The politicians have also tried to characterize the teachers and teachers’ unions as an impediment to educating our children. Villaraigosa has called the teachers’ unions “the one, unwavering roadblock” to improving public education. This line is repeated over and over.

The reality is that each of these cities and towns is facing an ever-deepening budget crisis and the political leadership is trying to find ways to solve the crisis on the backs of workers, students and families. The teachers’ unions—whose interests lie with, and not against, those of the children we teach and the families we serve—are an impediment to inflicting deeper budget cuts. Seniority and tenure rules protect veteran teachers who cost the districts more and feel more secure in fighting for their rights. Merit pay is a way to cut costs. Making teachers work more for less—extending their work hours arbitrarily—is also good for business.

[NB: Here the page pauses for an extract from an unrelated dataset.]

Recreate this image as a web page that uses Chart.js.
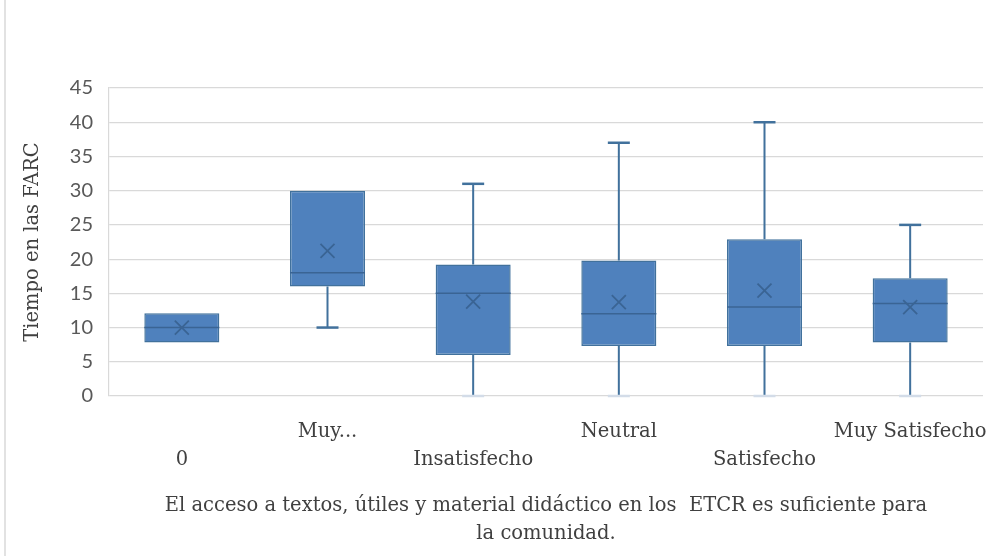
<!DOCTYPE html>
<html>
<head>
<meta charset="utf-8">
<script src="https://cdn.jsdelivr.net/npm/chart.js@4/dist/chart.umd.min.js"></script>
<style>
  html, body { margin: 0; padding: 0; background: #ffffff; }
  #wrap { width: 991px; height: 556px; position: relative; }
</style>
</head>
<body>
<div id="wrap"><canvas id="chart"></canvas></div>
<script>
// Values (Excel style box & whisker)
const categories = ['0', 'Muy...', 'Insatisfecho', 'Neutral', 'Satisfecho', 'Muy Satisfecho']
const minValues = [7.8, 10, 0, 0, 0, 0]
const q1Values = [7.8, 16, 6, 7.3, 7.3, 7.8]
const medianValues = [10, 18, 15, 12, 13, 13.5]
const q3Values = [12.1, 30, 19.2, 19.8, 22.9, 17.2]
const maxValues = [12.1, 30, 31, 37, 40, 25]
const meanValues = [10, 21.2, 13.8, 13.7, 15.4, 13]
const yTicks = [0, 5, 10, 15, 20, 25, 30, 35, 40, 45]

const axisTitle = 'Tiempo en las FARC'
const xTitle = ['El acceso a textos, útiles y material didáctico en los  ETCR es suficiente para', 'la comunidad.']

// Excel staggers the category labels on two rows
const staggered = categories.map((c, i) => (i % 2 ? [c, ''] : ['', c]))

const BOX_FILL = '#4F81BD'
const BOX_EDGE = '#41719C'
const MARK = '#3A6494'
const TEXT_SIZE = 19.5

const boxExtras = {
    id: 'boxExtras',
    beforeDraw(chart) {
        const ctx = chart.ctx
        ctx.save()
        ctx.strokeStyle = '#D9D9D9'
        ctx.lineWidth = 1.5
        ctx.beginPath()
        ctx.moveTo(5, 0)
        ctx.lineTo(5, chart.height)
        ctx.stroke()
        ctx.restore()
    },
    afterDatasetsDraw(chart) {
        const ctx = chart.ctx
        const y = chart.scales.y
        const meta = chart.getDatasetMeta(0)
        ctx.save()
        meta.data.forEach((bar, i) => {
            const x = bar.x
            const half = bar.width / 2
            const cap = 11
            const yMin = y.getPixelForValue(minValues[i])
            const yQ1 = y.getPixelForValue(q1Values[i])
            const yQ3 = y.getPixelForValue(q3Values[i])
            const yMax = y.getPixelForValue(maxValues[i])
            const yMed = y.getPixelForValue(medianValues[i])
            const yMean = y.getPixelForValue(meanValues[i])

            // whiskers
            ctx.strokeStyle = BOX_EDGE
            ctx.lineWidth = 2
            ctx.beginPath()
            if (maxValues[i] > q3Values[i]) {
                ctx.moveTo(x, yQ3)
                ctx.lineTo(x, yMax)
            }
            if (minValues[i] < q1Values[i]) {
                ctx.moveTo(x, yQ1)
                ctx.lineTo(x, yMin)
            }
            ctx.stroke()

            const drawCap = (val, py) => {
                ctx.strokeStyle = val === y.min ? '#D3DCE8' : BOX_EDGE
                ctx.lineWidth = 2.5
                ctx.beginPath()
                ctx.moveTo(x - cap, py)
                ctx.lineTo(x + cap, py)
                ctx.stroke()
            }
            if (maxValues[i] > q3Values[i]) drawCap(maxValues[i], yMax)
            if (minValues[i] < q1Values[i]) drawCap(minValues[i], yMin)

            // median
            ctx.strokeStyle = MARK
            ctx.lineWidth = 1.5
            ctx.beginPath()
            ctx.moveTo(x - half, yMed)
            ctx.lineTo(x + half, yMed)
            ctx.stroke()

            // mean marker
            const s = 7
            ctx.lineWidth = 1.8
            ctx.beginPath()
            ctx.moveTo(x - s, yMean - s)
            ctx.lineTo(x + s, yMean + s)
            ctx.moveTo(x + s, yMean - s)
            ctx.lineTo(x - s, yMean + s)
            ctx.stroke()
        })
        ctx.restore()
    }
}

new Chart(document.getElementById('chart'), {
    type: 'bar',
    data: {
        labels: staggered,
        datasets: [{
            label: axisTitle,
            data: categories.map((_, i) => [q1Values[i], q3Values[i]]),
            backgroundColor: BOX_FILL,
            borderColor: BOX_EDGE,
            borderWidth: 1.5,
            borderSkipped: false,
            barPercentage: 0.515,
            categoryPercentage: 1
        }]
    },
    options: {
        responsive: true,
        maintainAspectRatio: false,
        animation: false,
        layout: { padding: { top: 88, right: 8, left: 0, bottom: 0 } },
        plugins: {
            legend: { display: false },
            tooltip: { enabled: false }
        },
        scales: {
            x: {
                grid: { display: false, drawTicks: false },
                border: { display: false },
                ticks: {
                    color: '#404040',
                    padding: 22,
                    maxRotation: 0,
                    autoSkip: false,
                    font: { family: 'DejaVu Serif', size: TEXT_SIZE, lineHeight: 28 / TEXT_SIZE }
                },
                title: {
                    display: true,
                    text: xTitle,
                    color: '#404040',
                    padding: { top: 0, bottom: 8 },
                    font: { family: 'DejaVu Serif', size: TEXT_SIZE, lineHeight: 28 / TEXT_SIZE }
                },
                afterFit: scale => {
                    scale.height = 160
                    scale.paddingLeft = 0
                    scale.paddingRight = 0
                }
            },
            y: {
                min: 0,
                max: 45,
                afterBuildTicks: scale => { scale.ticks = yTicks.map(v => ({ value: v })) },
                grid: { color: '#D9D9D9', lineWidth: 1.2, drawTicks: false },
                border: { display: true, color: '#D9D9D9', width: 1.2 },
                ticks: {
                    color: '#595959',
                    padding: 16,
                    font: { family: 'Lato', size: 20 }
                },
                title: {
                    display: true,
                    text: axisTitle,
                    color: '#404040',
                    padding: { top: 21, bottom: 0 },
                    font: { family: 'DejaVu Serif', size: TEXT_SIZE, lineHeight: 1.2 }
                },
                afterFit: scale => { scale.width = 109 }
            }
        }
    },
    plugins: [boxExtras]
})
</script>
</body>
</html>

Because of this, the ruling-class politicians also tell us that there is no money and the cuts just have to be made. But the budget crises are not caused by a lack of resources in society. The six biggest banks control assets equal to 63 percent of the U.S. GDP—about $9.5 trillion. The U.S. government spends over $700 billion on the military budget.

In fact, it is the prioritizing of the banks, corporations and militarism that is at the root of the budget crises. Money for people’s needs is constantly being cut while the banks and corporations profit at astronomical rates and the military and prisons receive more funding every year.

The rhetoric of these reactionary attacks on public education is framed in the language of improving, or reforming, a failing system. We are told that if teachers would work longer for less, have their pay tied to test scores and give up seniority or tenure protections, then education will miraculously improve.

Two models of reform

This is patently false. The real solution for improving public education is quite the opposite. Chicago schools offer an example of two forms of reform that expose the lies of the ruling-class’ “reforms.”

While he was superintendent of Chicago public schools, Arne Duncan piloted a program of “turnaround schools” that became the basis for the Obama administration’s “Race To the Top.”

Twelve turnaround schools in Chicago are run by an organization called Academy for Urban School Leadership. AUSL was founded by a venture capitalist, Martin J. Koldyke, who has no education credentials whatsoever. The others are run by a district department.

The staff at turnaround schools are all replaced and the AUSL or district tightly controls all aspects of the school’s operation.

The other model of reform in Chicago is when a school is organized under a local school council that is elected and includes six parents, two teachers, one non-teaching staff person, two community members and the principal. In high schools, a student representative is also elected. One hundred ninety-eight Chicago schools are led by local school councils.

The turnaround schools have received additional monies and facilities upgrades that have not been afforded to the other Chicago public schools.

Designs for Change carried out a study to chart the progress and achievement data comparing these two reform models. This is what they found: Only 33 of 480 Chicago elementary schools were above the citywide average. All of these above-average schools were led by elected local school councils who chose their principals and have unionized teachers, typically teachers with substantial experience. Fourteen of the 33 highest-scoring schools were more than 90 percent African American. Sixteen of the 33 highest-scoring schools were more than 85 percent Latino.No Turnaround School scored above the city-wide average.Only three Turnaround Schools were among the top 100 schools

There is a documented correlation between low teacher turnover and student academic success. AUSL promised that turnaround schools would receive new “turn-around ready” teachers, implying that there would be less turnover. The Designs for Change study proves this incorrect. An average of 42 percent of the original Turnaround teachers who taught in six Turnaround Schools in 2008-2009 were still teaching there four years later in 2011-2012. However, 71 percent of the LSC-led schools’ teachers stayed from 2008-2009 to 2011-2012.

Despite all the rhetoric falsely portraying teachers’ unions as being opposed to the interests of children, ruling-class politicians are not able to change reality. Reality is that a unionized, stable teaching force, working reasonable hours, whose tenure and seniority rights are protected, provide a better education to children—even when they work with fewer resources and poorer facilities. The attack on teachers’ working conditions and unions is an attack on the right to quality public education for all.

There are real reforms that could be immediately enacted that really would improve public education. Those include rehiring the 3 million teachers and paraprofessionals who have been laid off in the past four years, using the additional workers to reduce class sizes and re-implementing arts, music and physical education programs that have been cut. These truly effective reforms could easily be funded for far less than the government used to bail out the banks or is using daily to fund the military.